To do:
Repeat the material below word for word and leave out all pictures.

Supplied material:
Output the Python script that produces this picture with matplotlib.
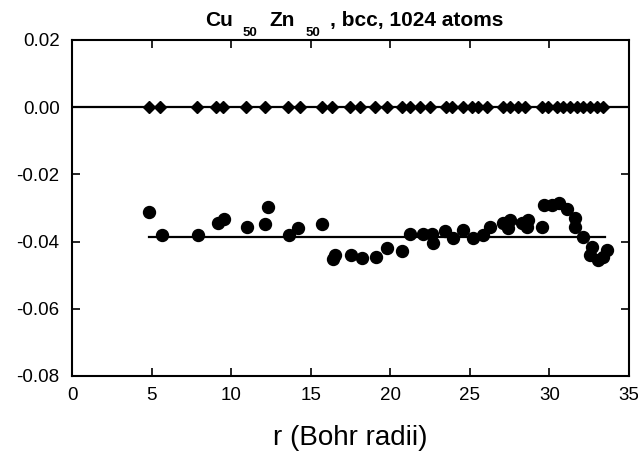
import matplotlib
matplotlib.use("Agg")
import matplotlib.pyplot as plt

plt.rcParams['font.family'] = ['Liberation Sans', 'DejaVu Sans']

# Diamonds (y = 0)
diamond_x = [4.84, 5.53, 7.84, 9.05, 9.47, 10.92, 12.13, 13.56, 14.33, 15.69,
             16.32, 17.47, 18.10, 19.04, 19.78, 20.72, 21.24, 21.87, 22.50, 23.51,
             23.87, 24.59, 25.12, 25.54, 26.07, 27.07, 27.53, 28.05, 28.47, 29.52,
             29.94, 30.47, 30.88, 31.30, 31.72, 32.14, 32.56, 32.98, 33.39]
diamond_y = [0.0] * len(diamond_x)

# Circles
circle_x = [4.84, 5.64, 7.92, 9.20, 9.57, 10.98, 12.13, 12.30, 13.62, 14.22,
            15.73, 16.39, 16.53, 17.52, 18.21, 19.11, 19.82, 20.76, 21.24, 22.04,
            22.61, 22.71, 23.44, 23.93, 24.59, 25.22, 25.85, 26.27, 27.11, 27.42,
            27.53, 28.27, 28.62, 28.68, 29.52, 29.67, 30.15, 30.63, 31.13, 31.62,
            31.62, 32.14, 32.56, 32.66, 33.08, 33.39, 33.61]
circle_y = [-0.0313, -0.0380, -0.0380, -0.0346, -0.0334, -0.0357, -0.0348, -0.0296,
            -0.0380, -0.0360, -0.0348, -0.0453, -0.0440, -0.0440, -0.0450, -0.0445,
            -0.0420, -0.0427, -0.0378, -0.0377, -0.0377, -0.0403, -0.0368, -0.0390,
            -0.0365, -0.0390, -0.0380, -0.0356, -0.0346, -0.0360, -0.0336, -0.0346,
            -0.0356, -0.0336, -0.0357, -0.0291, -0.0291, -0.0284, -0.0304, -0.0331,
            -0.0356, -0.0387, -0.0440, -0.0415, -0.0455, -0.0445, -0.0425]

# Average line
avg_x = [4.84, 33.5]
avg_y = [-0.0385, -0.0385]

xticks = [0, 5, 10, 15, 20, 25, 30, 35]
yticks = [0.02, 0.00, -0.02, -0.04, -0.06, -0.08]
ytick_labels = ['0.02', '0.00', '-0.02', '-0.04', '-0.06', '-0.08']

# Title pieces: (text, is_subscript)
title_parts = [('Cu', False), ('50', True), ('Zn', False), ('50', True),
               (', bcc, 1024 atoms', False)]

W, H = 638, 455
fig = plt.figure(figsize=(W / 100, H / 100), dpi=100)
ax = fig.add_axes([72 / W, 1 - 376 / H, (629 - 72) / W, (376 - 40) / H])

ax.axhline(0.0, color='black', lw=1.6, zorder=2)
ax.plot(diamond_x, diamond_y, linestyle='none', marker='D', markersize=6.3,
        color='black', zorder=3)
ax.plot(avg_x, avg_y, color='black', lw=1.6, zorder=2)
ax.plot(circle_x, circle_y, linestyle='none', marker='o', markersize=8.6,
        color='black', zorder=3)

ax.set_xlim(0, 35)
ax.set_ylim(-0.08, 0.02)
ax.set_xticks(xticks)
ax.set_xticklabels([str(t) for t in xticks])
ax.set_yticks(yticks)
ax.set_yticklabels(ytick_labels)

for s in ax.spines.values():
    s.set_linewidth(1.5)
ax.tick_params(direction='in', length=6, width=1.2, top=True, right=True,
               labelsize=13.5)
ax.tick_params(axis='y', pad=9)
ax.tick_params(axis='x', pad=8)

ax.set_xlabel('r (Bohr radii)', fontsize=20, labelpad=15)

# Title built from pieces (main text and lowered subscripts)
title_left_px = [205, 243, 269, 306, 330]
main_base = 1 - 25.7 / H
sub_base = 1 - 35.5 / H
for (txt, sub), xp in zip(title_parts, title_left_px):
    fig.text(xp / W, sub_base if sub else main_base, txt,
             fontsize=9.5 if sub else 15, fontweight='bold',
             ha='left', va='baseline')

fig.savefig('out.png', dpi=100)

Full solution:
Output the Python script that produces this picture with matplotlib.
import matplotlib
matplotlib.use("Agg")
import matplotlib.pyplot as plt

plt.rcParams['font.family'] = ['Liberation Sans', 'DejaVu Sans']

# Diamonds (y = 0)
diamond_x = [4.84, 5.53, 7.84, 9.05, 9.47, 10.92, 12.13, 13.56, 14.33, 15.69,
             16.32, 17.47, 18.10, 19.04, 19.78, 20.72, 21.24, 21.87, 22.50, 23.51,
             23.87, 24.59, 25.12, 25.54, 26.07, 27.07, 27.53, 28.05, 28.47, 29.52,
             29.94, 30.47, 30.88, 31.30, 31.72, 32.14, 32.56, 32.98, 33.39]
diamond_y = [0.0] * len(diamond_x)

# Circles
circle_x = [4.84, 5.64, 7.92, 9.20, 9.57, 10.98, 12.13, 12.30, 13.62, 14.22,
            15.73, 16.39, 16.53, 17.52, 18.21, 19.11, 19.82, 20.76, 21.24, 22.04,
            22.61, 22.71, 23.44, 23.93, 24.59, 25.22, 25.85, 26.27, 27.11, 27.42,
            27.53, 28.27, 28.62, 28.68, 29.52, 29.67, 30.15, 30.63, 31.13, 31.62,
            31.62, 32.14, 32.56, 32.66, 33.08, 33.39, 33.61]
circle_y = [-0.0313, -0.0380, -0.0380, -0.0346, -0.0334, -0.0357, -0.0348, -0.0296,
            -0.0380, -0.0360, -0.0348, -0.0453, -0.0440, -0.0440, -0.0450, -0.0445,
            -0.0420, -0.0427, -0.0378, -0.0377, -0.0377, -0.0403, -0.0368, -0.0390,
            -0.0365, -0.0390, -0.0380, -0.0356, -0.0346, -0.0360, -0.0336, -0.0346,
            -0.0356, -0.0336, -0.0357, -0.0291, -0.0291, -0.0284, -0.0304, -0.0331,
            -0.0356, -0.0387, -0.0440, -0.0415, -0.0455, -0.0445, -0.0425]

# Average line
avg_x = [4.84, 33.5]
avg_y = [-0.0385, -0.0385]

xticks = [0, 5, 10, 15, 20, 25, 30, 35]
yticks = [0.02, 0.00, -0.02, -0.04, -0.06, -0.08]
ytick_labels = ['0.02', '0.00', '-0.02', '-0.04', '-0.06', '-0.08']

# Title pieces: (text, is_subscript)
title_parts = [('Cu', False), ('50', True), ('Zn', False), ('50', True),
               (', bcc, 1024 atoms', False)]

W, H = 638, 455
fig = plt.figure(figsize=(W / 100, H / 100), dpi=100)
ax = fig.add_axes([72 / W, 1 - 376 / H, (629 - 72) / W, (376 - 40) / H])

ax.axhline(0.0, color='black', lw=1.6, zorder=2)
ax.plot(diamond_x, diamond_y, linestyle='none', marker='D', markersize=6.3,
        color='black', zorder=3)
ax.plot(avg_x, avg_y, color='black', lw=1.6, zorder=2)
ax.plot(circle_x, circle_y, linestyle='none', marker='o', markersize=8.6,
        color='black', zorder=3)

ax.set_xlim(0, 35)
ax.set_ylim(-0.08, 0.02)
ax.set_xticks(xticks)
ax.set_xticklabels([str(t) for t in xticks])
ax.set_yticks(yticks)
ax.set_yticklabels(ytick_labels)

for s in ax.spines.values():
    s.set_linewidth(1.5)
ax.tick_params(direction='in', length=6, width=1.2, top=True, right=True,
               labelsize=13.5)
ax.tick_params(axis='y', pad=9)
ax.tick_params(axis='x', pad=8)

ax.set_xlabel('r (Bohr radii)', fontsize=20, labelpad=15)

# Title built from pieces (main text and lowered subscripts)
title_left_px = [205, 243, 269, 306, 330]
main_base = 1 - 25.7 / H
sub_base = 1 - 35.5 / H
for (txt, sub), xp in zip(title_parts, title_left_px):
    fig.text(xp / W, sub_base if sub else main_base, txt,
             fontsize=9.5 if sub else 15, fontweight='bold',
             ha='left', va='baseline')

fig.savefig('out.png', dpi=100)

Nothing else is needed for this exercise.